En estos cuentos de carácter siniestro que presentamos, la realidad que Hoffmann nos describe aparece plagada de pasión y de personajes terribles y enigmáticos: modelos de fuerza y locura como el «doctor Trabaccio» de su Ignaz Denner, los barones de la familia «von R.», en El Mayorazgo —verdadera novela con todos los ingredientes característicos de lo «gótico»—, el inolvidable Coppola o Coppelius de El hombre de la arena o el maestro Cardillac de La Señorita de Scudéry.
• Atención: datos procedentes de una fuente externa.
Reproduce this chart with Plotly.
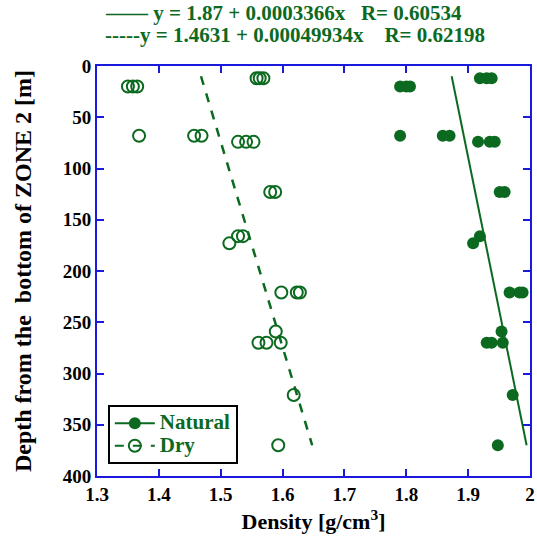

Seres poderosos y dominantes que llevan su voluntad hasta el extremo de someter a sus semejantes y, en nombre de su única e íntima pasión, aniquilarlos y anularlos: son trasuntos de la maldad en la Naturaleza, que, sirviéndose de sus artimañas y poder maléfico de conjuración, elaboran una realidad a su propia medida, que horroriza precisamente cuando nos damos cuenta de que en ella la única moral que impera es la de la fuerza y la del yo terrible e insaciable. Nadie muestra tan bien como Hoffmann, a través de algunos de estos personajes, los modelos paradigmáticos de la afirmación y de la voluntad de dominio: el Alban de El magnetizador o el oscuro conde «S…i» de El huésped siniestro pueden ser vistos hoy, a la luz de los peores delirios del Nietzsche al borde del derrumbe final o de los de sus peores intérpretes, como una anticipación del super-hombre soñado por el gran filósofo trágico.

Sin embargo, nada tan extraordinario como la descripción que hace Hoffmann de la locura de un Cardillac en La señorita de Scudéry, la del pobre pintor Berthold en La iglesia de los Jesuitas de G***, o la del Barón von B. en La suerte del jugador. Con ellos Hoffmann parece alertar al lector de los peligros de la pasión desmesurada y, a su vez, desmitificar el culto de toda una época de la que él sigue siendo de manera paradójica, uno de sus mayores exponentes. Hasta el propio Thomas Mann beberá más tarde de esta fuente hoffmanniana: creación, locura y muerte comienzan a ser ya un triángulo que irremediablemente conduce a épocas «terribles», sordas ya a los sones de la creación ideal del primer Romanticismo y la Época Clásica.

Los trece relatos que componen el presente volumen han sido traducidos de la edición alemana de obras completas de E. T. A. Hoffmann: E. T. A. Hoffmann Sämtliche Werke (6 vol.) de W. Müller-Seidel, Fr. Schnapp, W. Kronn y W. Segebrecht, Winkler Verlag, München, 1967 - 1981. De ahí provienen también gran parte de las notas a pie de página. En el caso de El hombre de la arena, El mayorazgo y La señorita de Scudéry, se han consultado además las ediciones de estos títulos de la editorial Reclam (Stuttgart).